We hear about company culture quite a bit. Open concept offices, flexible hours, on-site gyms and a casual dress code. These influence a culture, but at the end of the day, how are we truly defining company culture?
A culture is the values and practices shared by the members that make up the culture. Company culture is the values and practices shared by the members, or employees, of a company. When we’re speaking about values, or as some organizations refer to them – core values, it’s important to remember that these values are the key to shaping the culture of a company. When a company knows exactly what their values are, their culture is defined, and the organization is in a position to clearly outline their goals.
Why is this important? A company without clearly defined goals has no destination in mind. Rather, the individuals or small groups that make up the company each have their own goals, but aren’t sure whether or not they align with one another on their way to achieving the larger over-arching goals of the company. This is a dangerous place for an organization to be in, as they have no idea where they’re headed.
A New Twist on Goal Setting
Goal setting is essential, but it’s also fluid. Just as people change over time, so do the companies they work for. As some people leave, and new people join an organization, they’re each bringing their own ideas and values to the culture, as well as their own personal goals and ideas. This influences a culture, even if just a little. Change is healthy, as companies grow, they should aim to continue changing, as long as their core values remain clear at all times.
As companies change and evolve, their goals will need to adjust. When we look at the goal setting methods still utilized by more organizations, it appears that there hasn’t traditionally been a lot of room for change or growth, nor has there been the breadth available for encouraging collaboration and innovation. Not surprisingly, a few tech companies started to notice this pattern, and over the last few years, have pioneered changes within the way they set goals, specifically surrounding employee performance reviews.
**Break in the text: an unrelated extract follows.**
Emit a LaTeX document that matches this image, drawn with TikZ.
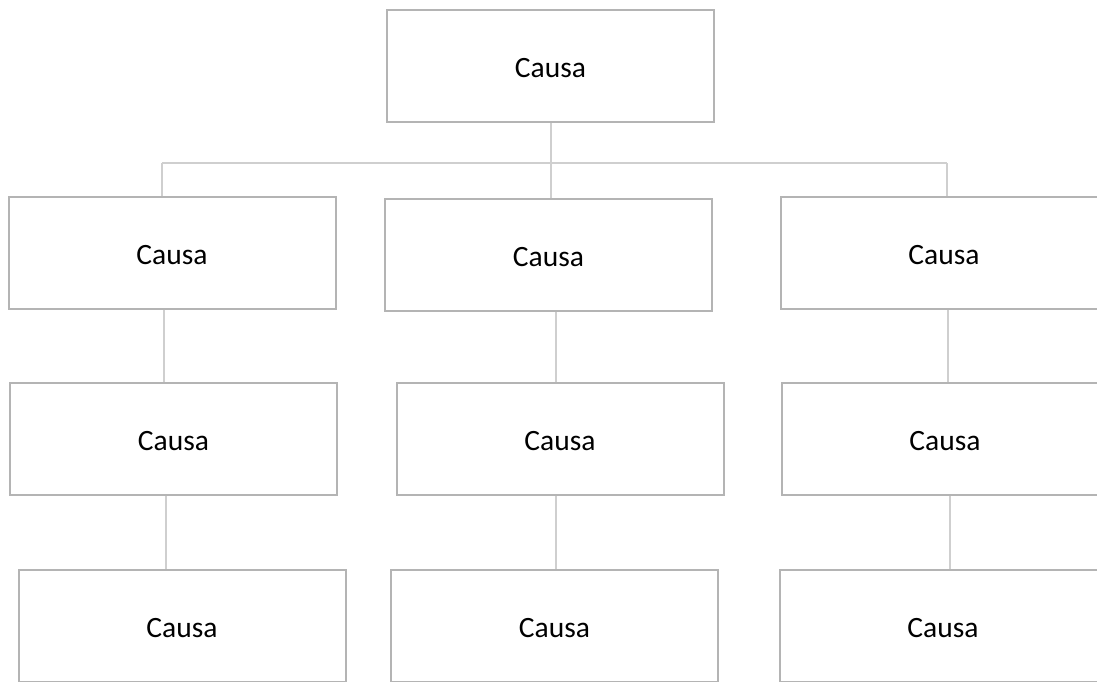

The idea was to do away with forced ranking, and a strict tie to pay for performance. Additionally, companies are starting to meet more than twice a year to discuss performance, and in many cases, are utilizing software such as Goalspan, a partner of The Applicant Manager, to track and analyze goals on a daily, weekly, monthly basis. This software makes it possible to receive feedback from your leader, as well as other leaders and peers. What were some of the motivating factors behind pioneering a new way to review employee performance and set goals? Let’s take a look.
Our Work Environment is Radically Different
Traditional performance reviews set annual goals, and employees and leaders may meet bi-annually to discuss how they were coming along with regard to achieving those goals, and then of course annually to revisit how they did over the year, whether or not their performance was strong enough to merit a raise, and how they ranked compared to their peers. This worked for a long time, though employees weren’t necessarily pleased with it, and the results weren’t proving to have any positive impact.
The pace at which we work today means that new goals and objectives are constantly popping up. We don’t tend to set long-term, 12 month goals for the majority of our work, but rather have shorter goals that need to be met much sooner. We’re also not working alone as much anymore. Some companies, like Facebook, work entirely on teams, and in many organizations, employees are on several teams at one time, with team members in locations across the globe. It’s not uncommon now for leaders to not entirely grasp all facets of the projects their employees are involved with.
Collaboration vs. Competition
The “team” structure that many organizations adopted years ago has proven to be more effective in terms of accomplishing tasks, fostering a culture wherein everyone understands and works toward the same goals, and works to everyone’s strengths. However, coupling this type of culture with a forced ranking system can create an environment of competition. This can discourage collaboration when the team member you need to work closely with on accomplishing goals is the very same person you need to compete with for a better raise or the next promotion. This is detrimental for customers when the focus is less on them, and more on the stability of an employees’ career.
Retaining Top Talent
In an effort to retain top talent, it’s important to let them know how they’re doing more than two times per year. The millennial generation is getting a lot of attention with regard to their need for feedback, the reason being that they are a generation that craves learning and development. Hearing how they’re doing once or twice a year is too infrequent for some people, causing them to disengage. Frequent communication not only helps managers better understand how employees are doing, but they understand where they’re headed, what ideas they have, what’s not working, and what they need from them. Many employees feel shocked to find out they’ve been underperforming for months, and would have preferred to have received feedback much earlier so that they could have adjusted behavior or work performance accordingly. It’s not uncommon for employees to start looking for a new position soon after a poor performance review they never saw coming.
The results of the organizations who have moved to a new model of goal setting and reviews are appearing positive. Employees are less worried about their reviews, and instead focus more on goals and growth. They feel like they are more focused on the right things, more collaborative, and innovative. Strong cultures with strong leaders are driving this change toward goal setting as a key part of their culture.